Customer traffic has been “like a busy Sunday, just continuously all the time,” Finazzo said when reached Friday morning at the tail end of a 15-hour work shift.

He’s taking the future step by step, but he’s well prepared, having stocked up on shelf-stable goods, which would take a long time to run out if there were any interruptions to the supply chain. For now, he’s placing large dairy orders, but scaling back on highly perishable items.

He’s been studying how Italy is treating grocery stores and monitoring the news and health advisories here and abroad. “We have multiple plans in place, some getting so drastic that hopefully, we won’t get to that situation,” he said.

“But I plan to stay open as long as possible, ’cause people count on us.”

That commitment is shared by Mike O’Neill, owner of O’Neill’s Food Market in Glenside.

“We usually don’t close during snowstorms or weather-related problems unless we have to,” O’Neill said. “Our local community ... they know we’re always here for them.”
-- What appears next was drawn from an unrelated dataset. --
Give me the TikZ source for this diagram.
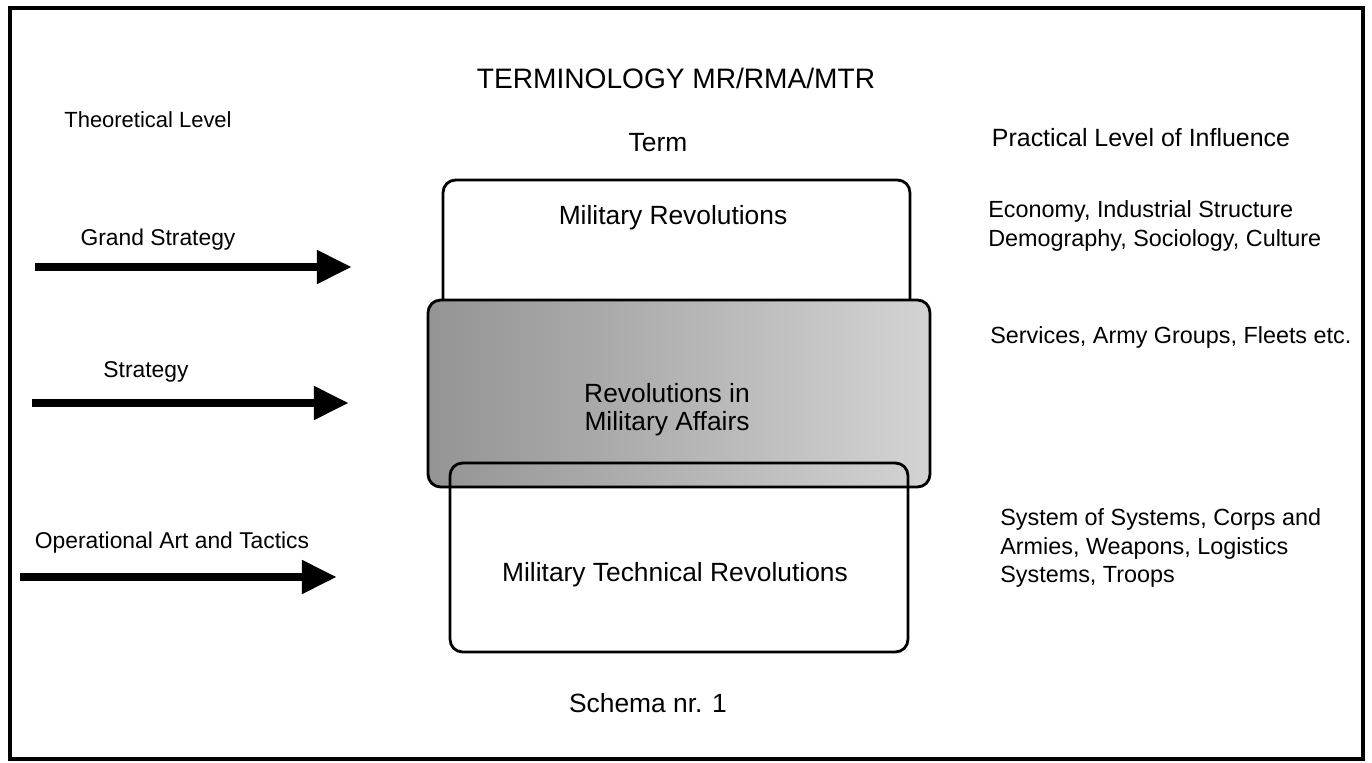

The family-owned store has been open for 40 years and has seen many a blizzard (not to mention Y2K), but Thursday was its busiest day ever.

“People aren’t sure what the situation is going to bring,” O’Neill said Friday. “They’re shopping not knowing what they need to buy ... trying to be prepared.”

As with Acme and Giant, O’Neill’s is out of cleaning supplies and some paper goods; it had placed orders, but they weren’t filled. “When we ran out of those products, that was it,” O’Neill said.

But O’Neill was able to increase orders and arrange for additional deliveries for other items, thanks to long-standing relationships with local vendors who provide the market with things like bread, fish, and fresh sausage.

As for next week, “we’ll place our orders to replenish. We’re trying to take it a day at a time,” O’Neill said. He forecast a drop-off after a certain point, when people feel secure they have what they need. “You’re going to be really busy one day, and the next it’s not at all. We fully expect that to happen.”

That’s not the case at the Sieu Thi Big 8 grocery store on Washington Avenue, according to owner Xing Zhou. Only a block away from Sprouts — where lines reached past the deli counter by early afternoon on Friday — Big 8 was typically sleepy for the time of day.

Zhou hasn’t observed any change in customer buying patterns: They still come two or three times a week and buy what they need. “We do a local business,” he said.

The entryway to the store, in South Philly’s Hoa Binh Plaza, was well stocked, with large toilet paper rolls and vinyl gloves. Inside, the aisles were lined with basics like tinned fish, noodles, and long-lasting produce like onions and butternut squash, as well as coconut milk, curry pastes, and broths of all sorts. (There was even plenty of bleach left.)

Likewise, pantry staples such as canned beans, tomato paste, red lentils, and bulgur were readily available, wait-free, at Bitar’s, the 46-year-old Middle Eastern market/restaurant in South Philadelphia.

“I kind of anticipated this would happen,” said owner Amin Bitar, who along with his brother took over the shop from their parents in the mid-’90s. Bitar had weighed whether to invest more in inventory earlier this month and ultimately decided to overstock.

“And I’m glad we did,” he said. “Yesterday and today we’ve increased our [pita] bread orders. But based on what I’m seeing and what we have as a backup, we’ll be sold out probably by 5 o’clock.”

Would the storefront keep operating if the coronavirus situation intensified?

“We’d have no choice,” Bitar said. “Our family lives off of this business.

“Listen,” he continued, “this is a blip. If it’s a month, it’s a month — but a month in relation to the rest of the year or my past 58 years? It’s a hiccup. Just hunker down and deal with it. What else can you do?”